Vous êtes assis dans le bar, face à la porte d'entrée. Vous balayez la salle du regard. Chaque fois que quelqu'un entre, vous levez la tête. Le cellulaire à la main pour vous occuper, vous attendez. Non, vous n'êtes pas seuls.

Des gens comme vous, venus à la rencontre de quelqu'un - un inconnu, une première fois - , les serveurs en voient passer des dizaines. Votre robe sexy, votre pantalon trop chic, rien ne leur échappe. Ils entendent vos conversations moyennement naturelles, voient votre sourire qui se dessine (ou s'efface) et notent, toujours, ce malaise qui s'installe, quand arrive (enfin!) la facture...

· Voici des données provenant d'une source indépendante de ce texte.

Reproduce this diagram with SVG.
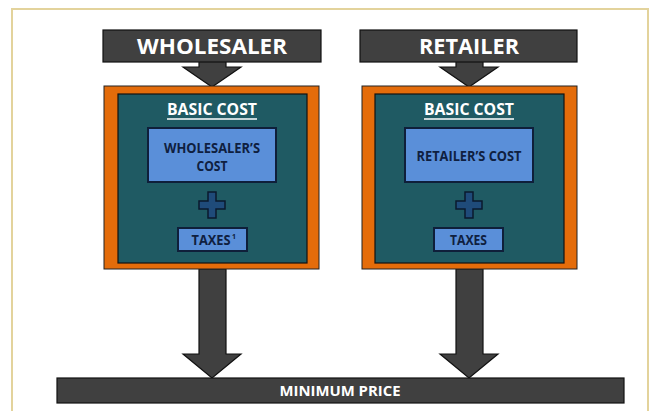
<svg xmlns="http://www.w3.org/2000/svg" width="658" height="411" viewBox="0 0 658 411">
<style>
.dark{fill:#404040;stroke:#111;stroke-width:1.2}
.orange{fill:#e46c0a;stroke:#222;stroke-width:1}
.teal{fill:#1f5a63;stroke:#111;stroke-width:1.2}
.blue{fill:#5a8fd9;stroke:#0f1f3a;stroke-width:2}
.plus{fill:#1f4b7a;stroke:#0b1a2e;stroke-width:1.5}
.t{font-family:"Open Sans","Liberation Sans",sans-serif;font-weight:bold;text-anchor:middle}
.hw{fill:#fff;font-size:22px}
.bc{fill:#fff;font-size:16px}
.nv{fill:#0f2040;font-size:13.5px}
.mp{fill:#fff;font-size:14px}
</style>
<rect x="0" y="0" width="658" height="411" fill="#fff"/>
<rect x="12" y="9" width="636" height="420" fill="none" stroke="#e3d39c" stroke-width="2"/>
<g id="connectors">
<path class="dark" d="M199,61 L226,61 L226,67 L241,67 L212,87 L183,67 L199,67 Z"/>
<path class="dark" d="M456,61 L483,61 L483,67 L498,67 L469,87 L440,67 L456,67 Z"/>
<path class="dark" d="M199,269 L226,269 L226,354 L241,354 L212,378 L183,354 L199,354 Z"/>
<path class="dark" d="M456,269 L483,269 L483,354 L498,354 L469,378 L440,354 L456,354 Z"/>
</g>
<g id="wholesaler">
<rect class="dark" x="103" y="30" width="218" height="32"/>
<text class="t hw" x="212" y="54" textLength="150" lengthAdjust="spacingAndGlyphs">WHOLESALER</text>
</g>
<g id="retailer">
<rect class="dark" x="360" y="30" width="217" height="32"/>
<text class="t hw" x="469" y="54" textLength="100" lengthAdjust="spacingAndGlyphs">RETAILER</text>
</g>
<g id="wholesaler-basic-cost">
<rect class="orange" x="104" y="86" width="215" height="183"/>
<rect class="teal" x="118" y="94" width="189" height="169"/>
<text class="t bc" x="212" y="115" textLength="90" lengthAdjust="spacingAndGlyphs">BASIC COST</text>
<line x1="167" y1="119" x2="257" y2="119" stroke="#fff" stroke-width="1.3"/>
</g>
<g id="wholesalers-cost">
<rect class="blue" x="148" y="128" width="128" height="54"/>
<text class="t nv" x="212" y="153" textLength="96" lengthAdjust="spacingAndGlyphs">WHOLESALER’S</text>
<text class="t nv" x="212" y="171" textLength="31" lengthAdjust="spacingAndGlyphs">COST</text>
</g>
<g id="plus-1">
<path class="plus" d="M208,192 L216,192 L216,201 L225,201 L225,209 L216,209 L216,218 L208,218 L208,209 L199,209 L199,201 L208,201 Z"/>
</g>
<g id="wholesaler-taxes">
<rect class="blue" x="178" y="228" width="69" height="23"/>
<text class="t nv" x="211" y="245" textLength="39" lengthAdjust="spacingAndGlyphs">TAXES</text>
<text class="t" x="234" y="239" fill="#0f2040" font-size="7">1</text>
</g>
<g id="retailer-basic-cost">
<rect class="orange" x="362" y="86" width="215" height="183"/>
<rect class="teal" x="375" y="94" width="189" height="169"/>
<text class="t bc" x="469" y="115" textLength="90" lengthAdjust="spacingAndGlyphs">BASIC COST</text>
<line x1="424" y1="119" x2="514" y2="119" stroke="#fff" stroke-width="1.3"/>
</g>
<g id="retailers-cost">
<rect class="blue" x="405" y="128" width="128" height="54"/>
<text class="t nv" x="469" y="161" textLength="105" lengthAdjust="spacingAndGlyphs">RETAILER’S COST</text>
</g>
<g id="plus-2">
<path class="plus" d="M465,192 L473,192 L473,201 L482,201 L482,209 L473,209 L473,218 L465,218 L465,209 L456,209 L456,201 L465,201 Z"/>
</g>
<g id="retailer-taxes">
<rect class="blue" x="434" y="228" width="69" height="23"/>
<text class="t nv" x="468.5" y="245" textLength="37" lengthAdjust="spacingAndGlyphs">TAXES</text>
</g>
<g id="minimum-price">
<rect class="dark" x="57" y="378" width="567" height="25"/>
<text class="t mp" x="340" y="395.5" textLength="121" lengthAdjust="spacingAndGlyphs">MINIMUM PRICE</text>
</g>
</svg>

«On les appelle les Tindates!», nous dit spontanément le barman et gérant du Bily Kun, Alexandre Filteau.

«Tu le vois tout de suite, enchaîne François Sacchetti, gérant du Roméo. Souvent, le gars est overdressed...»

Tinder Tuesday

C'est que ces rendez-vous anonymes ont, mine de rien, carrément changé la dynamique des bars en quelques années. Tinder affirme générer plus de 1 million de rendez-vous, et ce, chaque semaine. Dans le Washington Post, un propriétaire de bar racontait récemment avoir baptisé les mardis les «Tinder Tuesday »: ces soirées jadis peu occupées, aujourd'hui remplies de couples d'inconnus. «Oui, absolument, confirme Alexandre Filteau. Dans la semaine, il y a beaucoup plus de couples qui viennent nous voir.»

Une nouvelle clientèle qui consomme par contre généralement moins que la moyenne: un verre, et puis c'est tout. Ciao bye. «Ils partent après une première consommation.» Soit c'est que ça ne clique pas (on a déjà vu une cliente se lever et quitter aussitôt son rendez-vous arrivé!), ou peut-être « par prudence », croit Aimée Édith Cloutier, serveuse au Plan B, qui voit passer son lot de «Tinders réguliers», des habitués qui choisissent, tenez-vous bien, toujours la même table... (sans parler de ceux qui enfilent les rendez-vous la même soirée!)

«On a déjà trouvé un papier avec des questions. Des questions basiques, du genre: aimes-tu les animaux? Au moins, la personne était préparée...»

«Les gens ont peur d'avoir l'air fou s'ils consomment trop», reprend le gérant du Roméo.

Finis les échanges

Si «dans le temps» (lire: avant Tinder, il y a quatre ans), les gens sortaient pour «aller à la chasse», reprend le barman du Bily Kun, c'est beaucoup moins le cas aujourd'hui. «Les gens sont plus réservés et ne parlent pas avec les voisins de tables, note-t-il. C'est fou, les gens ne se parlent plus! Nous, à part les groupes, on n'a plus que des tables de deux. Même les tables de quatre sont occupées par des couples.»

Quand échanges il y a, c'est souvent une fois le rendez-vous terminé, et avec le serveur ou le barman, devenus d'office complices. «Je me souviens d'une fille qui est venue me voir au bar, m'a demandé deux shooters de Jameson...», raconte François Sacchetti, du Roméo. Son «Tinder» venait de partir: «on a bien ri, mais ce n'était vraiment pas mon genre», avait-elle confié.

Et puis sachez-le: les serveurs savent souvent avant vous si ça marchera... ou pas! «On a deux ou trois clients réguliers qu'on sait qui sont là-dessus, confie le propriétaire du Laïka, Bruno Ricciardi-Rigault. Et on fait des paris!»